═══ RAW DATA

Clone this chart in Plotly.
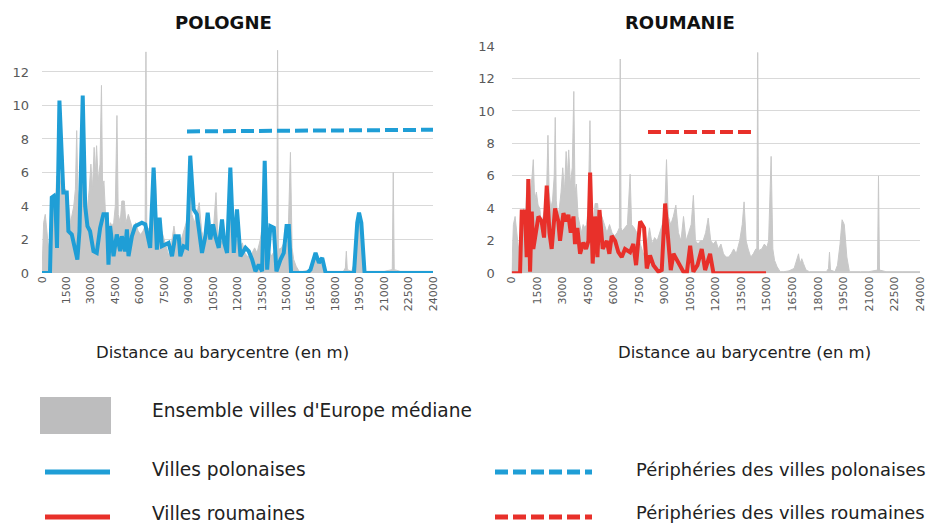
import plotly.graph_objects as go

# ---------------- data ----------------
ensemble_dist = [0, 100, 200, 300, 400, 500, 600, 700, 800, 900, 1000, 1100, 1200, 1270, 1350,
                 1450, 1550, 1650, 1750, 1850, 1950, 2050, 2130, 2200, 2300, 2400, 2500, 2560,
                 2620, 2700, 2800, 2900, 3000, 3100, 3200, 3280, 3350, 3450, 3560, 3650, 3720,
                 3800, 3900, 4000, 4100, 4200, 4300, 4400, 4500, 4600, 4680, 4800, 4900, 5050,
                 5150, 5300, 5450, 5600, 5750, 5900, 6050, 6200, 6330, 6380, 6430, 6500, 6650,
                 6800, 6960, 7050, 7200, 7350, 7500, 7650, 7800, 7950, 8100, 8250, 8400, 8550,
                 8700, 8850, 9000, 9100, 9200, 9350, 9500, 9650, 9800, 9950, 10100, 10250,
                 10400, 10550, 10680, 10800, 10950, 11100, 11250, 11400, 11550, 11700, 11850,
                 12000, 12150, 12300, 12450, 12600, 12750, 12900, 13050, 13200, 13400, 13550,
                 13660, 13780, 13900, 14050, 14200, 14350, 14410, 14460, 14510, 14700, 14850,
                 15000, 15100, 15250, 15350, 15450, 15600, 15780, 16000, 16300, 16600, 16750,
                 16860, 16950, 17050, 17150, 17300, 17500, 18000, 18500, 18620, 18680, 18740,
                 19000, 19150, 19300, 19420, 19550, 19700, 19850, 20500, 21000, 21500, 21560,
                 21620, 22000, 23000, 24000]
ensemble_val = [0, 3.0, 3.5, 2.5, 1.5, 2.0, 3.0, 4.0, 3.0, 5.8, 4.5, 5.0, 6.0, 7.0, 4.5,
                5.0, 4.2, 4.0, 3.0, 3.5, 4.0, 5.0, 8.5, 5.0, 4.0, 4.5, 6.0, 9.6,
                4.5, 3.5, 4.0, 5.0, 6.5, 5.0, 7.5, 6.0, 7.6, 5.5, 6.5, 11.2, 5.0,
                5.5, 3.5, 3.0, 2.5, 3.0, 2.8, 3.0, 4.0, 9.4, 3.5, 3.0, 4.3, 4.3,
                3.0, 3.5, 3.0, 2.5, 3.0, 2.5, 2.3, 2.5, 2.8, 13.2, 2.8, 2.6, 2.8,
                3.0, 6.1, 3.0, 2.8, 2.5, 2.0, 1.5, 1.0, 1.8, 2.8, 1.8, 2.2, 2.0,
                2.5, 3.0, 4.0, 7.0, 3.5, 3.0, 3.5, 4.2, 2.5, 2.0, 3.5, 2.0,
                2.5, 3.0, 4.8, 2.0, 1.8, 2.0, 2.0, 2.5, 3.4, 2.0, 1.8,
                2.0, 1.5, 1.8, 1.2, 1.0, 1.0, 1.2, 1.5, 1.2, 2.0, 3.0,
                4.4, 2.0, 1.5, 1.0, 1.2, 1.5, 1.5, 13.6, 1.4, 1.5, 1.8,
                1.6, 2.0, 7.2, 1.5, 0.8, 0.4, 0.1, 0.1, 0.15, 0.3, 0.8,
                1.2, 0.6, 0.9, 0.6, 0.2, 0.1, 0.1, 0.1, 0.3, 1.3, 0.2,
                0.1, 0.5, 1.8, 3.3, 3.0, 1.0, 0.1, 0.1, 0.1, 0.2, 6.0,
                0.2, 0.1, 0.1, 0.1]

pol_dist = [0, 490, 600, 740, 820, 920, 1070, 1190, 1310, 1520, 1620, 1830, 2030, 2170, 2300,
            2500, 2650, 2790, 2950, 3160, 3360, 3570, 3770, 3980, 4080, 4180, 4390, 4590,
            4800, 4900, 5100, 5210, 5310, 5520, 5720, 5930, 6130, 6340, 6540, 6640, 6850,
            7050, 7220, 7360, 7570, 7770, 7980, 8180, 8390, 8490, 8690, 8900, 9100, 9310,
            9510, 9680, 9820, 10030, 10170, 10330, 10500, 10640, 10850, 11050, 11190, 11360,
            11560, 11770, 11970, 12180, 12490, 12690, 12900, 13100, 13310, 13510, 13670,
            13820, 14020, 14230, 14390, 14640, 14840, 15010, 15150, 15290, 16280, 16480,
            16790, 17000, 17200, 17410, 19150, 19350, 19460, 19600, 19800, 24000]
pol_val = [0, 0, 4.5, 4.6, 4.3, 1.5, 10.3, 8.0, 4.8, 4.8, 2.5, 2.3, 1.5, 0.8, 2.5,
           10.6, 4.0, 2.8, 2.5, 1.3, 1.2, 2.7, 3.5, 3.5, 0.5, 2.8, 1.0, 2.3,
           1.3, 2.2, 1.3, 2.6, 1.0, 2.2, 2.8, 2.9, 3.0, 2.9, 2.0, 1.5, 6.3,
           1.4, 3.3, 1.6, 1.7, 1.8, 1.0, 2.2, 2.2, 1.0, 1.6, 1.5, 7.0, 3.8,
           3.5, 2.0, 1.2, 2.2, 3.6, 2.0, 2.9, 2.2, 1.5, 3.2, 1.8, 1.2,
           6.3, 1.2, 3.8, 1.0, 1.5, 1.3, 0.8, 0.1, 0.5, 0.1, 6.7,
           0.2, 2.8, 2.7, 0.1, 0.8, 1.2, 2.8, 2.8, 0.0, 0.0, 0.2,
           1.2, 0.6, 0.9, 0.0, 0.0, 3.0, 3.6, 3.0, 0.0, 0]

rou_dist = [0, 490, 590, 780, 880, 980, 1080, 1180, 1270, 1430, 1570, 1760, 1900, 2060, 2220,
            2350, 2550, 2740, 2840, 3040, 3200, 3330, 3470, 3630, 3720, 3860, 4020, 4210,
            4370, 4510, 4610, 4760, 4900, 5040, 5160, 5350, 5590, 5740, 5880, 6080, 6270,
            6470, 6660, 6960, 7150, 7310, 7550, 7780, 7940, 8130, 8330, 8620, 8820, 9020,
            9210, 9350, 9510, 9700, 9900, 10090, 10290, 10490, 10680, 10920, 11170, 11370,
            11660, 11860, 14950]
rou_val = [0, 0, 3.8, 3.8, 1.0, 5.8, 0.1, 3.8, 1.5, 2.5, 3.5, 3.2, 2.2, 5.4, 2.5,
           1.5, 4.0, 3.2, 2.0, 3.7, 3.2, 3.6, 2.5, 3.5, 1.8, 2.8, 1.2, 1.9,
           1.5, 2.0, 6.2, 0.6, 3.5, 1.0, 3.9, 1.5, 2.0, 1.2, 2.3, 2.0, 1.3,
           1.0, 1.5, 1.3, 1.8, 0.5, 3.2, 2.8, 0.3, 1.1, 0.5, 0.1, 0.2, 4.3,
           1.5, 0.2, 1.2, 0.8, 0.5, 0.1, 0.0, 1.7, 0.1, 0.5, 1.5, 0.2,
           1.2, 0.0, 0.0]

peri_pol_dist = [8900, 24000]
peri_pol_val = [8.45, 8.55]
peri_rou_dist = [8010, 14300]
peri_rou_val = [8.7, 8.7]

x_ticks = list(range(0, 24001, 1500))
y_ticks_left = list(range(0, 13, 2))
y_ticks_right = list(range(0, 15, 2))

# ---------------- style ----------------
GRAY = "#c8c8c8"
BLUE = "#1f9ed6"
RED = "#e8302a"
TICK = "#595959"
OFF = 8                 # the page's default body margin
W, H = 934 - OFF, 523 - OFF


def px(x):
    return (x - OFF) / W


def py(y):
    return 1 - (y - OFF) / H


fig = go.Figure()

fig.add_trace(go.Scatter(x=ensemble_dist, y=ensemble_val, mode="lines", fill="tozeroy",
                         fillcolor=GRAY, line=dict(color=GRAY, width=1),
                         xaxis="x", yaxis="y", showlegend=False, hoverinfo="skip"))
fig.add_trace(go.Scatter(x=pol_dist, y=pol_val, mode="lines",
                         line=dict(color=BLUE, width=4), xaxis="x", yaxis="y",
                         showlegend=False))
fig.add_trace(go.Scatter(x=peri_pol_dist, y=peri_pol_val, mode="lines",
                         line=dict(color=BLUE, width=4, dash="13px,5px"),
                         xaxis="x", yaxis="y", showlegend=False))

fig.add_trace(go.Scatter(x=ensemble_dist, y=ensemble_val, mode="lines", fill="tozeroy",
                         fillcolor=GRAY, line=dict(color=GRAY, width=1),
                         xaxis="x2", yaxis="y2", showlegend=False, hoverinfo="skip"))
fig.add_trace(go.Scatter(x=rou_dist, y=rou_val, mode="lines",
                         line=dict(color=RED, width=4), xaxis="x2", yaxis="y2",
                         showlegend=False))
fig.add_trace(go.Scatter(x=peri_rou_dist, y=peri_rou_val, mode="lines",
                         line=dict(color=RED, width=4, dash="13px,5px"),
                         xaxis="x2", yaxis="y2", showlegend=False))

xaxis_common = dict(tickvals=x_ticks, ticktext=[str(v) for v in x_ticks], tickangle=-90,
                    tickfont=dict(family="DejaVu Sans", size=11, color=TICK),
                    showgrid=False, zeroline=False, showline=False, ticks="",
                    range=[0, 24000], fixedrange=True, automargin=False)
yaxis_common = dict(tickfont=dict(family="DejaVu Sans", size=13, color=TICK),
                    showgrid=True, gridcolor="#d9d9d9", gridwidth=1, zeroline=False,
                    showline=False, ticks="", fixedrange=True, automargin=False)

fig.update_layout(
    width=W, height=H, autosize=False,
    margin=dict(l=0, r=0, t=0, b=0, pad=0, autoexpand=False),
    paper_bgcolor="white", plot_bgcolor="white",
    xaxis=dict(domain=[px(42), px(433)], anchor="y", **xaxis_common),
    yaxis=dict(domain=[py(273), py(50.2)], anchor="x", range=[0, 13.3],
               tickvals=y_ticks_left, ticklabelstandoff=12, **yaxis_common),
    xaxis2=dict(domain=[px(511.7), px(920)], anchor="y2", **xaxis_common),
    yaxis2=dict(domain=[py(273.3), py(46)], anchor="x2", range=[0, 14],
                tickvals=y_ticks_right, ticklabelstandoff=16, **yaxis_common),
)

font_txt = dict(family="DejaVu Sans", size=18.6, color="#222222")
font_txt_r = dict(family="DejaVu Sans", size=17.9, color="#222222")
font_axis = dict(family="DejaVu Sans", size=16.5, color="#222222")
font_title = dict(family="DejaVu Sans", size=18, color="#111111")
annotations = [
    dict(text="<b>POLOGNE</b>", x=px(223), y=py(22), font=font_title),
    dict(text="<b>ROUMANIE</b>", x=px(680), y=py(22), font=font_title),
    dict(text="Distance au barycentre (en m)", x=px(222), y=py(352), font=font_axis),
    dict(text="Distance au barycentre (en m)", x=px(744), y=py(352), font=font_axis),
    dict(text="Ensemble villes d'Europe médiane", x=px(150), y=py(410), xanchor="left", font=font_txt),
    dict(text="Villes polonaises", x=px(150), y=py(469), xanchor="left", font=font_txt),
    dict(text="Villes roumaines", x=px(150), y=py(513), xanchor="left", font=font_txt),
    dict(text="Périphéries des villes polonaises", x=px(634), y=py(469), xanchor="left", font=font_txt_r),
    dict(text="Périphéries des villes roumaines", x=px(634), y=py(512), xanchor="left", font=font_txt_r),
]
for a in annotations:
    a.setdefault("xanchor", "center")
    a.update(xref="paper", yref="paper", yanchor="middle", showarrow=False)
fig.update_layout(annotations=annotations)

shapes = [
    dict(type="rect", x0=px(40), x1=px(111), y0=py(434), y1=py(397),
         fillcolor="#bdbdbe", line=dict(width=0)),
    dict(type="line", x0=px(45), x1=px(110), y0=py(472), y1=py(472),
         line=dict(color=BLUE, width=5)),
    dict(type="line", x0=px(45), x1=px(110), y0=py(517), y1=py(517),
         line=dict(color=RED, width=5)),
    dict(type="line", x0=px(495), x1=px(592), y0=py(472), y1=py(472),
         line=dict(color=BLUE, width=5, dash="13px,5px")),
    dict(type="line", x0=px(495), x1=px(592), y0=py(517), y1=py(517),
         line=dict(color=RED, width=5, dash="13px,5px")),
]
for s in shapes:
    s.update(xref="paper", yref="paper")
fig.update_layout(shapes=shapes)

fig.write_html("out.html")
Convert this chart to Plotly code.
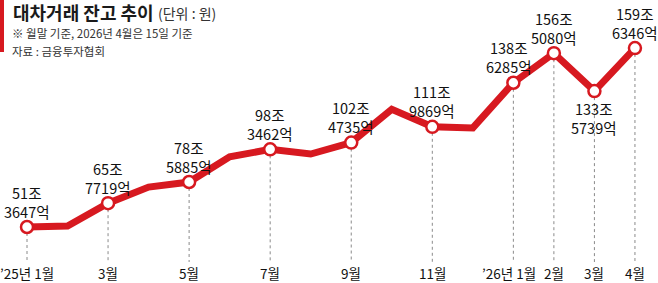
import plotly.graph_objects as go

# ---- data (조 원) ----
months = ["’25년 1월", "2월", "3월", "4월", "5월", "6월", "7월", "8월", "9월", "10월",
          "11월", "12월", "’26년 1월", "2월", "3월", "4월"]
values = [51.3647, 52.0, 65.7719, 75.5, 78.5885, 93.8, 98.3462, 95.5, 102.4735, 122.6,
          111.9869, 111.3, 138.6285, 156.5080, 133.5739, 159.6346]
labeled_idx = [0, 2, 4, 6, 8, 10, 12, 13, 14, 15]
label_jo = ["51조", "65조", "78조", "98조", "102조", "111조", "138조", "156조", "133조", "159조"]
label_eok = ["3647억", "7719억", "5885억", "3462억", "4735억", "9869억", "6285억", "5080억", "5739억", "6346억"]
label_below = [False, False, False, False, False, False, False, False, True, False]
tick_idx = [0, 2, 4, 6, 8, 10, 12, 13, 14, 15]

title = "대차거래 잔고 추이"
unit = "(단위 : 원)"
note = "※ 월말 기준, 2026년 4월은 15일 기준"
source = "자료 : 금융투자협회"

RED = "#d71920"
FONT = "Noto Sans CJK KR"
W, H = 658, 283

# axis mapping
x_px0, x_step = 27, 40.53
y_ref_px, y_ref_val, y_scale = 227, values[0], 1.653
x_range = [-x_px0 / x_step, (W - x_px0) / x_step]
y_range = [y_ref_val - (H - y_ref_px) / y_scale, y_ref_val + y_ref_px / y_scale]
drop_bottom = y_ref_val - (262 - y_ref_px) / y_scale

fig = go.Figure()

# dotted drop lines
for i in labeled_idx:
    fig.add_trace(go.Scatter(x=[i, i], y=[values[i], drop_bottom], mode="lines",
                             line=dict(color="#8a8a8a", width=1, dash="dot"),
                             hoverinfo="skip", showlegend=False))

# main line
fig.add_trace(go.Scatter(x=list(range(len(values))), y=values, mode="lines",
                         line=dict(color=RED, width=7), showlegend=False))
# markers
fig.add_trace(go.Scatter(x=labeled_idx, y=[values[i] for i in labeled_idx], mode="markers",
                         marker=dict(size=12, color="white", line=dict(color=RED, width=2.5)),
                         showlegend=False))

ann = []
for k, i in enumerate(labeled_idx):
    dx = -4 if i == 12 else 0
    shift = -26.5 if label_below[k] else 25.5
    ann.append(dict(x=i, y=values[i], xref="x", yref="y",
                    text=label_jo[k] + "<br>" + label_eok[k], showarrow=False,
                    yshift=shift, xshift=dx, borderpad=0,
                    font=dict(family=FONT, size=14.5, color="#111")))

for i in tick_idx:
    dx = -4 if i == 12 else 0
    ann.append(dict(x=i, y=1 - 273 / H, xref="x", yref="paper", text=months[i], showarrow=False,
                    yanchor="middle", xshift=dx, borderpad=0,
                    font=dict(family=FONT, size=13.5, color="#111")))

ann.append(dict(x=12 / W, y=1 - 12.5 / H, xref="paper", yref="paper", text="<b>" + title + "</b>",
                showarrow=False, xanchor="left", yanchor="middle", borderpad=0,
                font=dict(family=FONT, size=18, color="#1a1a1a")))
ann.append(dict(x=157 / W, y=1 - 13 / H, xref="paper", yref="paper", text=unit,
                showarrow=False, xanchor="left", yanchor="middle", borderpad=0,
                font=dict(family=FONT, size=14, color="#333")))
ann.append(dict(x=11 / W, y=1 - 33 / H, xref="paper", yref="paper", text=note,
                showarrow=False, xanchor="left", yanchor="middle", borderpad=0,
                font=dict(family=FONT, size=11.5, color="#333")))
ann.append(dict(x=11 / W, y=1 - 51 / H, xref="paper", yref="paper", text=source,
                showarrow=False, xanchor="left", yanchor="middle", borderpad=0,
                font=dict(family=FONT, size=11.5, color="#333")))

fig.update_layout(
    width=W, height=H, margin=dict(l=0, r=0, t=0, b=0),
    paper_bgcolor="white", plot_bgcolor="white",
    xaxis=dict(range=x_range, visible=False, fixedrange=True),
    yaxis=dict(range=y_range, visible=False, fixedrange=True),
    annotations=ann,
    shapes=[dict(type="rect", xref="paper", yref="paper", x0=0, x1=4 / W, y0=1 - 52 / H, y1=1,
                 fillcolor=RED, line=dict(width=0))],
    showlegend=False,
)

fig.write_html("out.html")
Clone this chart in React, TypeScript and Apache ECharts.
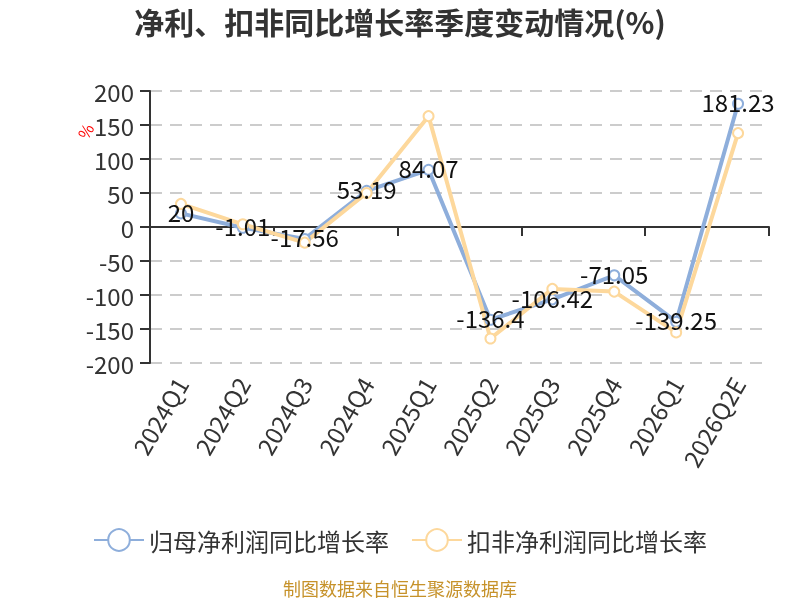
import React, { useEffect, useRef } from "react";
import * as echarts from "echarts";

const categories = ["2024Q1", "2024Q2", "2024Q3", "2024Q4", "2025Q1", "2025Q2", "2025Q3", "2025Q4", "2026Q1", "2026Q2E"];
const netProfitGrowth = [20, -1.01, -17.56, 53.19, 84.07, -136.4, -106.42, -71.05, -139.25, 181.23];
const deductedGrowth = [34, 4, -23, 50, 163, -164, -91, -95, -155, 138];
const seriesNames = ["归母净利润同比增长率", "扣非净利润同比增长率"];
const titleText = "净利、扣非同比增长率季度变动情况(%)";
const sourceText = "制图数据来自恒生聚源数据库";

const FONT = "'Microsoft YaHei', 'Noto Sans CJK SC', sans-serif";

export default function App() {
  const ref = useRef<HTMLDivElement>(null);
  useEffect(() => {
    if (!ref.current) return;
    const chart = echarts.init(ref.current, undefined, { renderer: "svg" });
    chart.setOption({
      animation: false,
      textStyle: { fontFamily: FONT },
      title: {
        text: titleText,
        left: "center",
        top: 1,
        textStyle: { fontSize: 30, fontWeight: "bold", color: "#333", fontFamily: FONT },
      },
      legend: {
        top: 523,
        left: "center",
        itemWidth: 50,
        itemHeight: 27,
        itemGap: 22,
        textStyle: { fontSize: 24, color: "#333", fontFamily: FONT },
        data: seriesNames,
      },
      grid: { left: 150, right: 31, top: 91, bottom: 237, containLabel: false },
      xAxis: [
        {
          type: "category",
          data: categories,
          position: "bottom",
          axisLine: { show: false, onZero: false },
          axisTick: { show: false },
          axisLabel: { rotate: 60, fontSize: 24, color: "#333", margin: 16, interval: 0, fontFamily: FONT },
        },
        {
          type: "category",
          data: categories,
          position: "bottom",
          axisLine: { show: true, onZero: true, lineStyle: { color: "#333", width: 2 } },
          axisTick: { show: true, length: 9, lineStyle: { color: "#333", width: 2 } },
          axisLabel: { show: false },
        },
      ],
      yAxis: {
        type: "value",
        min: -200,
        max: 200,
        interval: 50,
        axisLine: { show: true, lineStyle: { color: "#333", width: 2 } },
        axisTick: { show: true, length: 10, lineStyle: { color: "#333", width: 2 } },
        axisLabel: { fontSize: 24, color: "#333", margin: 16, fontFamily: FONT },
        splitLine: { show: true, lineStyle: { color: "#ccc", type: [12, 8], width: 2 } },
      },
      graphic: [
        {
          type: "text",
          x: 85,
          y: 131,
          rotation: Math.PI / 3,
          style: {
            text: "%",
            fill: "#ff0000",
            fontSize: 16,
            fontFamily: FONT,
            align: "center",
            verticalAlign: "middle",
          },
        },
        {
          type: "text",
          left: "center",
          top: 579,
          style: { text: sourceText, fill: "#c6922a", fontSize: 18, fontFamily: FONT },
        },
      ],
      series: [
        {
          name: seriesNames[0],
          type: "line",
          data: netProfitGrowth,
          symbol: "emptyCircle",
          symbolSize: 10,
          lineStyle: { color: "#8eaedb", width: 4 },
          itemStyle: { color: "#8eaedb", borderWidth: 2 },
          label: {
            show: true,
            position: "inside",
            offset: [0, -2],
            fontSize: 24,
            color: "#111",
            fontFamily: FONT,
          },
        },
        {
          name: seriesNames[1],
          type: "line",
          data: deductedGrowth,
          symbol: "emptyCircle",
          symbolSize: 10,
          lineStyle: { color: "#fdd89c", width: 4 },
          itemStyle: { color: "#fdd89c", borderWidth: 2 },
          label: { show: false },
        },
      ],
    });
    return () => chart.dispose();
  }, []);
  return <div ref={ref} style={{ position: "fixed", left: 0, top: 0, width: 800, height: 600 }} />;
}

══════

### [DIRECTIONS FOR THIS TASK]
Copy out, exactly, every line from the one that contains "Clone this chart in React, TypeScript" through the one that contains "YaHei', 'Noto Sans". Pictures stay out of the copy.

### [ANSWER TO THIS TASK]
Clone this chart in React, TypeScript and Apache ECharts.
import React, { useEffect, useRef } from "react";
import * as echarts from "echarts";

const categories = ["2024Q1", "2024Q2", "2024Q3", "2024Q4", "2025Q1", "2025Q2", "2025Q3", "2025Q4", "2026Q1", "2026Q2E"];
const netProfitGrowth = [20, -1.01, -17.56, 53.19, 84.07, -136.4, -106.42, -71.05, -139.25, 181.23];
const deductedGrowth = [34, 4, -23, 50, 163, -164, -91, -95, -155, 138];
const seriesNames = ["归母净利润同比增长率", "扣非净利润同比增长率"];
const titleText = "净利、扣非同比增长率季度变动情况(%)";
const sourceText = "制图数据来自恒生聚源数据库";

const FONT = "'Microsoft YaHei', 'Noto Sans CJK SC', sans-serif";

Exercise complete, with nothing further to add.